IRRADIATION INDUCED CHANGES IN MECHANICAL AND MICROSTRUCTURAL PROPERTIES OF THE HIGH FLUX REACTOR VESSEL: UPDATE OF THE RESULTS FROM 2014 AND 2015 SURVEILLANCE TEST CAMPAIGNS

摘要

The reactor vessel of the High Flux Reactor (HFR) in Petten has been fabricated from Al 5154 - O alloy grade with a maximum Mg content of 3.5 wt. %. The vessel experiences large amount of neutron fluences (notably at hot spot), of the order of 10~(27) n/m~2, during its operational life. Substantial damage to the material's microstructure and mechanical properties can occur at these high fluence conditions. To this end, a dedicated surveillance program: SURP (SURveillance Program) is executed to understand, predict and measure the influence of neutron radiation damage on the mechanical properties of the vessel material. In the SURP program, test specimens fabricated from representative HFR vessel material are continuously irradiated in two specially designed experimental rigs. A number of surveillance specimens are periodically extracted and tested to evaluate the changes in fracture toughness properties of the vessel as a function neutron fluence. The surveillance testing results of test campaigns performed until 2009 were already published by N. V. Luzginova et. al. [1]. The current paper presents results from the two recent surveillance campaigns performed in 2014 and 2015. The fracture toughness and tensile testing results are reported.
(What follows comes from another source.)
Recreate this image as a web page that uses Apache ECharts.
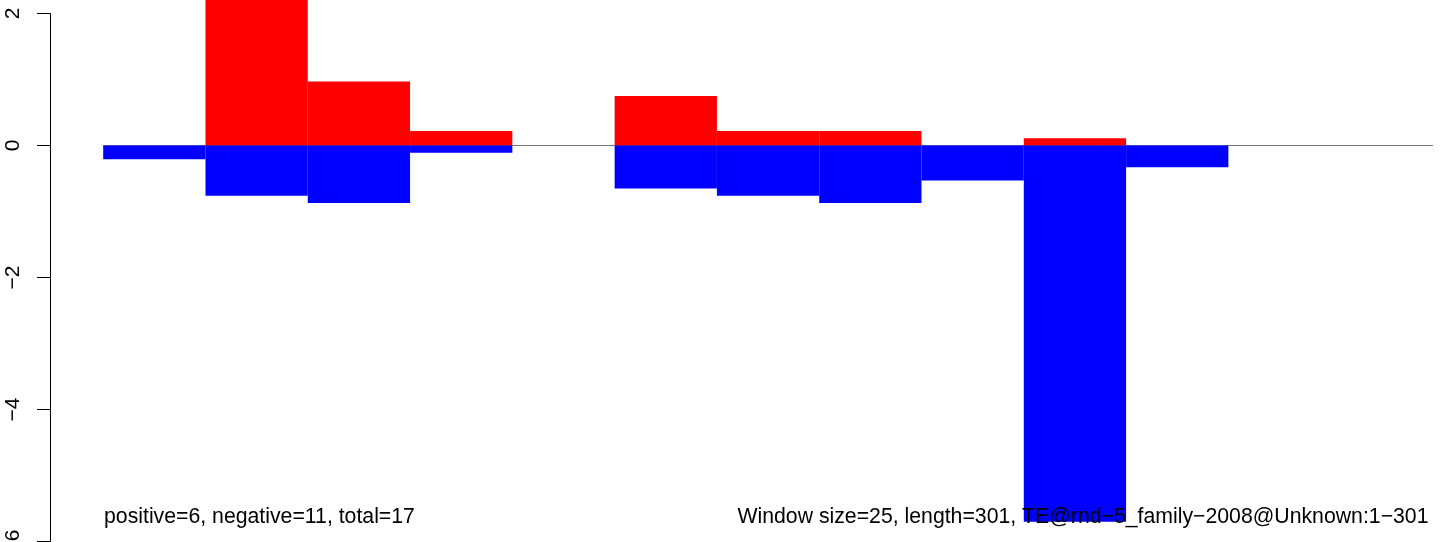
<!DOCTYPE html>
<html>
<head>
<meta charset="utf-8">
<script src="https://cdn.jsdelivr.net/npm/echarts@6/dist/echarts.min.js"></script>
<style>
html,body{margin:0;padding:0;background:#fff;}
#chart{width:1444px;height:542px;}
</style>
</head>
<body>
<div id="chart"></div>
<script>
// window start / end positions (window size 25)
const windowStarts = [0, 25, 50, 75, 100, 125, 150, 175, 200, 225, 250, 275, 300];
const windowEnds   = [25, 50, 75, 100, 125, 150, 175, 200, 225, 250, 275, 300, 325];
// values per window
const positiveValues = [0, 2.6, 0.97, 0.22, 0, 0.75, 0.22, 0.22, 0, 0.11, 0, 0, 0];
const negativeValues = [-0.21, -0.76, -0.87, -0.11, 0, -0.65, -0.76, -0.87, -0.53, -5.70, -0.33, 0, 0];
// y tick labels
const yTickValues = [2, 0, -2, -4, -6];
const yTickLabels = ['2', '0', '\u22122', '\u22124', '\u22126'];
// annotation texts
const leftNote = 'positive=6, negative=11, total=17';
const rightNote = 'Window size=25, length=301, TE@rnd\u22125_family\u22122008@Unknown:1\u2212301';

const FONT = 'Liberation Sans, Arial, Helvetica, sans-serif';

function barData(values) {
  return values.map((v, i) => [windowStarts[i], windowEnds[i], v]);
}

function renderBar(color) {
  return function (params, api) {
    const s = api.value(0), e = api.value(1), v = api.value(2);
    if (v === 0) return null;
    const p0 = api.coord([s, 0]);
    const p1 = api.coord([e, v]);
    const x = p0[0], w = p1[0] - p0[0];
    const y = Math.min(p0[1], p1[1]);
    const h = Math.abs(p1[1] - p0[1]);
    return { type: 'rect', shape: { x: x, y: y, width: w, height: h }, style: { fill: color } };
  };
}

const chart = echarts.init(document.getElementById('chart'), null, { renderer: 'canvas' });
chart.setOption({
  animation: false,
  backgroundColor: '#ffffff',
  grid: { left: 50, right: 0, top: 13.5, bottom: 0.5, containLabel: false, outerBoundsMode: 'none' },
  xAxis: { type: 'value', min: -13, max: 327.7, show: false },
  yAxis: {
    type: 'value', min: -6, max: 2, interval: 2,
    axisLine: { show: true, onZero: false, lineStyle: { color: '#000', width: 1 } },
    axisTick: { show: true, length: 13, lineStyle: { color: '#000', width: 1 } },
    splitLine: { show: false },
    axisLabel: {
      rotate: 90, margin: 26, color: '#000', fontSize: 21, fontFamily: FONT,
      showMinLabel: true, showMaxLabel: true, hideOverlap: false,
      formatter: function (v) { const i = yTickValues.indexOf(v); return i >= 0 ? yTickLabels[i] : ''; }
    }
  },
  series: [
    {
      type: 'line', data: [[windowStarts[0], 0], [windowEnds[windowEnds.length - 1], 0]],
      symbol: 'none', lineStyle: { color: '#777777', width: 1 }, z: 1, silent: true
    },
    { type: 'custom', clip: false, renderItem: renderBar('#FF0000'), data: barData(positiveValues), z: 2, encode: { x: [0, 1], y: 2 } },
    { type: 'custom', clip: false, renderItem: renderBar('#0000FF'), data: barData(negativeValues), z: 3, encode: { x: [0, 1], y: 2 } }
  ],
  graphic: [
    { type: 'text', left: 104, top: 506.5, z: 100,
      style: { text: leftNote, fill: '#000', font: '21.25px ' + FONT } },
    { type: 'text', right: 15.5, top: 506.5, z: 100,
      style: { text: rightNote, fill: '#000', font: '21.25px ' + FONT } }
  ]
});
</script>
</body>
</html>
Changes in mechanical properties of Al 5154-O alloy with an increase in neutron fluence are discussed in correlation with the irradiation damage microstructure observed in TEM and the fracture morphology observed in SEM. The HFR surveillance testing results are compared to the historically published results on irradiated aluminum alloys and conclusions about the evolution of embrittlement trends in relation with irradiation induced damage mechanisms in HFR vessel are drawn at the end.